The Solution Found: Agricultural Ditches as a Physical Barrier
In light of this scenario, farming communities have begun to adopt a simple, geography-based solution: digging ditches around cultivated areas. These ditches serve as a barrier that exploits a physical limitation of the animal.
Despite their strength, hippos have limited mobility out of the water, especially when dealing with abrupt slopes and unstable terrain.
The ditches are usually deep enough to prevent crossing without the risk of falling. Once inside, the animal encounters extreme difficulty in getting out, which discourages it from attempting to pass. Unlike fences, the ditch does not need to withstand direct impacts: it creates a topographical obstacle.
Dimensions and Techniques Used in Ditches
The dimensions vary according to the soil and resources available, but technical reports indicate ditches with an average depth between 1.5 and 2.5 meters and width sufficient to prevent jumping or climbing. In firmer soils, the walls are left almost vertical. In sandy or wet terrain, the sides are sloped to prevent collapses.
In some cases, the ditches are combined with internal slopes or vegetative covering to reduce erosion. There are also communities that reinforce the bottom with stones or logs, creating unstable surfaces that increase the difficulty of traction for the animals.
Practical Results in the Field
The results observed are significant. Regions that have adopted continuous ditches around cultivated areas have recorded significant drops in nighttime invasions. In many cases, attacks have been almost eliminated after the completion of digging.
In addition to the direct protection of crops, there has been a reduction in human confrontations. Farmers have stopped monitoring the fields armed at night, decreasing deaths and injuries caused by direct encounters with hippos, considered one of the animals that kills the most people in Africa.
A Low-Cost, High-Efficiency Solution
Another decisive factor for the adoption of ditches was cost. Unlike industrial fences or electrical systems, digging can be done with simple tools, community labor, and minimal maintenance. In many regions, the ditches are dug collectively, reinforcing community bonds and distributing the effort.
Maintenance mainly consists of removing sediments after heavy rains and repairing any collapses on the edges. Even so, the annual cost remains far below the losses caused by a single night of crop destruction.
Environmental Impacts and Coexistence with Fauna
Although it seems like an aggressive solution, ditches are considered a less lethal coexistence alternative. Instead of killing or injuring the animals, they simply divert their path. Many projects have been implemented with the support of environmental organizations, precisely because they reduce the need for control culling.

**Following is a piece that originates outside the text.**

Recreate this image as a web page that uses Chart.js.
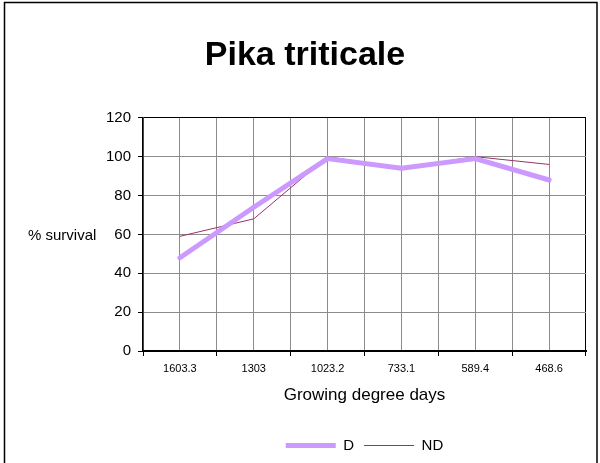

In some regions, ecological corridors have been maintained between rivers and natural grazing areas, ensuring that hippos still have access to food without crossing agricultural zones.
An Example of Adaptive Rural Engineering
The use of ditches to contain hippos is a clear example of adaptive rural engineering: simple solutions, shaped to the environment, that solve real problems without relying on imported technology or high investments. There are no sensors, software, or complex structures. There is only earth, gravity, and understanding of animal behavior.
This approach shows that, in many conflicts between humans and nature, the most effective response is not to dominate the environment, but to intelligently redesign the space.
When Soil Becomes a Defense Line
By digging trenches around the crops, farmers have turned the very soil into a permanent defense line. Where there was once nighttime vigilance, fear, and constant losses, there is now predictability and food security. In regions where a single night could signify the loss of months of work, the landscape has been reshaped to ensure survival.
It is a silent solution, invisible from a distance, but it represents one of the most effective responses ever found to one of the oldest conflicts between agriculture and wildlife.